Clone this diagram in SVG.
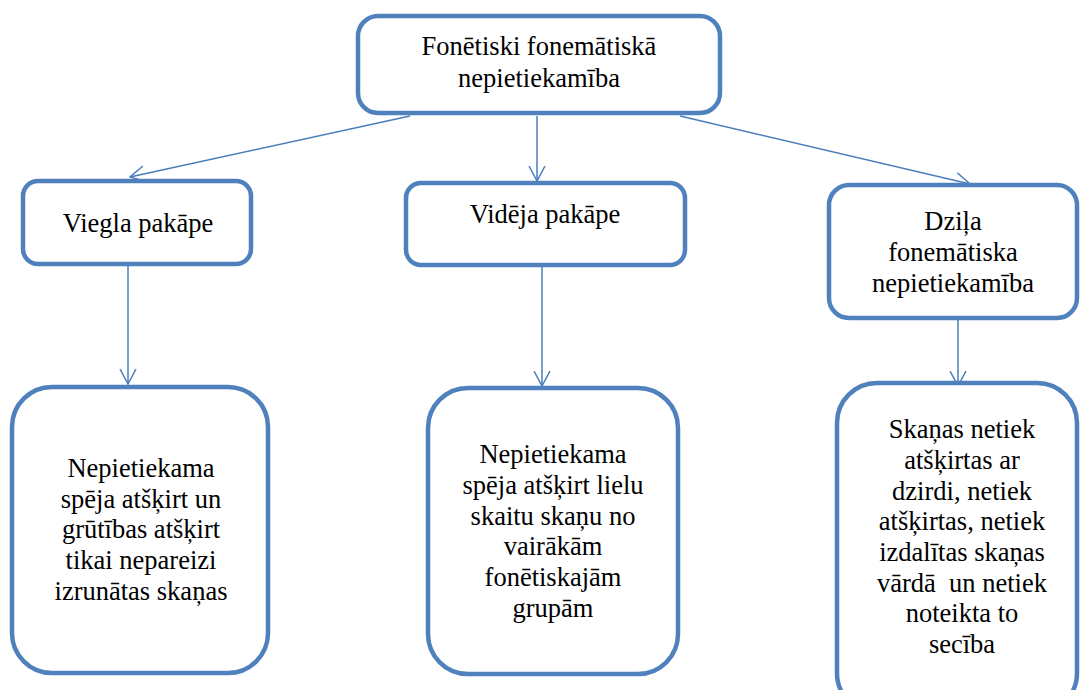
<svg xmlns="http://www.w3.org/2000/svg" width="1081" height="690" viewBox="0 0 1081 690">
<style>
.box{fill:#fff;stroke:#4f81bd;stroke-width:4.5}
.t{font-family:"Liberation Serif","Times New Roman",serif;font-size:26.5px;fill:#000;text-anchor:middle}
.c{stroke:#4a7ebb;stroke-width:1.5;fill:none}
</style>
<defs>
<marker id="ah" viewBox="0 0 16 18" refX="15" refY="9" markerWidth="16" markerHeight="18" markerUnits="userSpaceOnUse" orient="auto">
<path d="M0,1 L15,9 L0,17" fill="none" stroke="#4a7ebb" stroke-width="1.5"/>
</marker>
</defs>
<rect width="1081" height="690" fill="#fff"/>
<g id="connectors">
<line class="c" x1="410" y1="116" x2="130" y2="177" marker-end="url(#ah)"/>
<line class="c" x1="537" y1="116" x2="537" y2="181" marker-end="url(#ah)"/>
<line class="c" x1="680" y1="116" x2="970" y2="184" marker-end="url(#ah)"/>
<line class="c" x1="128" y1="266" x2="128" y2="384" marker-end="url(#ah)"/>
<line class="c" x1="542" y1="266" x2="542" y2="386" marker-end="url(#ah)"/>
<line class="c" x1="958" y1="320" x2="958" y2="386" marker-end="url(#ah)"/>
</g>
<g id="root">
<rect class="box" x="358" y="16" width="362" height="97" rx="20"/>
<text class="t" x="539" y="55">Fonētiski fonemātiskā</text>
<text class="t" x="539" y="87">nepietiekamība</text>
</g>
<g id="viegla">
<rect class="box" x="23" y="181" width="228" height="83" rx="15"/>
<text class="t" x="138" y="232">Viegla pakāpe</text>
</g>
<g id="videja">
<rect class="box" x="406" y="183" width="279" height="82" rx="15"/>
<text class="t" x="545" y="223">Vidēja pakāpe</text>
</g>
<g id="dzila">
<rect class="box" x="829" y="185" width="248" height="133" rx="20"/>
<text class="t" x="953" y="230">Dziļa</text>
<text class="t" x="953" y="261">fonemātiska</text>
<text class="t" x="953" y="292">nepietiekamība</text>
</g>
<g id="viegla-desc">
<rect class="box" x="12" y="387" width="256" height="286" rx="40"/>
<text class="t" x="141" y="477">Nepietiekama</text>
<text class="t" x="141" y="508">spēja atšķirt un</text>
<text class="t" x="141" y="538">grūtības atšķirt</text>
<text class="t" x="141" y="569">tikai nepareizi</text>
<text class="t" x="141" y="600">izrunātas skaņas</text>
</g>
<g id="videja-desc">
<rect class="box" x="428" y="388" width="250" height="286" rx="40"/>
<text class="t" x="553" y="463">Nepietiekama</text>
<text class="t" x="553" y="494">spēja atšķirt lielu</text>
<text class="t" x="553" y="525">skaitu skaņu no</text>
<text class="t" x="553" y="555">vairākām</text>
<text class="t" x="553" y="586">fonētiskajām</text>
<text class="t" x="553" y="617">grupām</text>
</g>
<g id="dzila-desc">
<rect class="box" x="837" y="383" width="240" height="330" rx="40"/>
<text class="t" x="962" y="438">Skaņas netiek</text>
<text class="t" x="962" y="469">atšķirtas ar</text>
<text class="t" x="962" y="500">dzirdi, netiek</text>
<text class="t" x="962" y="530">atšķirtas, netiek</text>
<text class="t" x="962" y="561">izdalītas skaņas</text>
<text class="t" x="962" y="592" xml:space="preserve">vārdā  un netiek</text>
<text class="t" x="962" y="622">noteikta to</text>
<text class="t" x="962" y="653">secība</text>
</g>
</svg>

###

Make an exact copy of the whole listing, but don't bring over any pictures.

Clone this diagram in SVG.
<svg xmlns="http://www.w3.org/2000/svg" width="1081" height="690" viewBox="0 0 1081 690">
<style>
.box{fill:#fff;stroke:#4f81bd;stroke-width:4.5}
.t{font-family:"Liberation Serif","Times New Roman",serif;font-size:26.5px;fill:#000;text-anchor:middle}
.c{stroke:#4a7ebb;stroke-width:1.5;fill:none}
</style>
<defs>
<marker id="ah" viewBox="0 0 16 18" refX="15" refY="9" markerWidth="16" markerHeight="18" markerUnits="userSpaceOnUse" orient="auto">
<path d="M0,1 L15,9 L0,17" fill="none" stroke="#4a7ebb" stroke-width="1.5"/>
</marker>
</defs>
<rect width="1081" height="690" fill="#fff"/>
<g id="connectors">
<line class="c" x1="410" y1="116" x2="130" y2="177" marker-end="url(#ah)"/>
<line class="c" x1="537" y1="116" x2="537" y2="181" marker-end="url(#ah)"/>
<line class="c" x1="680" y1="116" x2="970" y2="184" marker-end="url(#ah)"/>
<line class="c" x1="128" y1="266" x2="128" y2="384" marker-end="url(#ah)"/>
<line class="c" x1="542" y1="266" x2="542" y2="386" marker-end="url(#ah)"/>
<line class="c" x1="958" y1="320" x2="958" y2="386" marker-end="url(#ah)"/>
</g>
<g id="root">
<rect class="box" x="358" y="16" width="362" height="97" rx="20"/>
<text class="t" x="539" y="55">Fonētiski fonemātiskā</text>
<text class="t" x="539" y="87">nepietiekamība</text>
</g>
<g id="viegla">
<rect class="box" x="23" y="181" width="228" height="83" rx="15"/>
<text class="t" x="138" y="232">Viegla pakāpe</text>
</g>
<g id="videja">
<rect class="box" x="406" y="183" width="279" height="82" rx="15"/>
<text class="t" x="545" y="223">Vidēja pakāpe</text>
</g>
<g id="dzila">
<rect class="box" x="829" y="185" width="248" height="133" rx="20"/>
<text class="t" x="953" y="230">Dziļa</text>
<text class="t" x="953" y="261">fonemātiska</text>
<text class="t" x="953" y="292">nepietiekamība</text>
</g>
<g id="viegla-desc">
<rect class="box" x="12" y="387" width="256" height="286" rx="40"/>
<text class="t" x="141" y="477">Nepietiekama</text>
<text class="t" x="141" y="508">spēja atšķirt un</text>
<text class="t" x="141" y="538">grūtības atšķirt</text>
<text class="t" x="141" y="569">tikai nepareizi</text>
<text class="t" x="141" y="600">izrunātas skaņas</text>
</g>
<g id="videja-desc">
<rect class="box" x="428" y="388" width="250" height="286" rx="40"/>
<text class="t" x="553" y="463">Nepietiekama</text>
<text class="t" x="553" y="494">spēja atšķirt lielu</text>
<text class="t" x="553" y="525">skaitu skaņu no</text>
<text class="t" x="553" y="555">vairākām</text>
<text class="t" x="553" y="586">fonētiskajām</text>
<text class="t" x="553" y="617">grupām</text>
</g>
<g id="dzila-desc">
<rect class="box" x="837" y="383" width="240" height="330" rx="40"/>
<text class="t" x="962" y="438">Skaņas netiek</text>
<text class="t" x="962" y="469">atšķirtas ar</text>
<text class="t" x="962" y="500">dzirdi, netiek</text>
<text class="t" x="962" y="530">atšķirtas, netiek</text>
<text class="t" x="962" y="561">izdalītas skaņas</text>
<text class="t" x="962" y="592" xml:space="preserve">vārdā  un netiek</text>
<text class="t" x="962" y="622">noteikta to</text>
<text class="t" x="962" y="653">secība</text>
</g>
</svg>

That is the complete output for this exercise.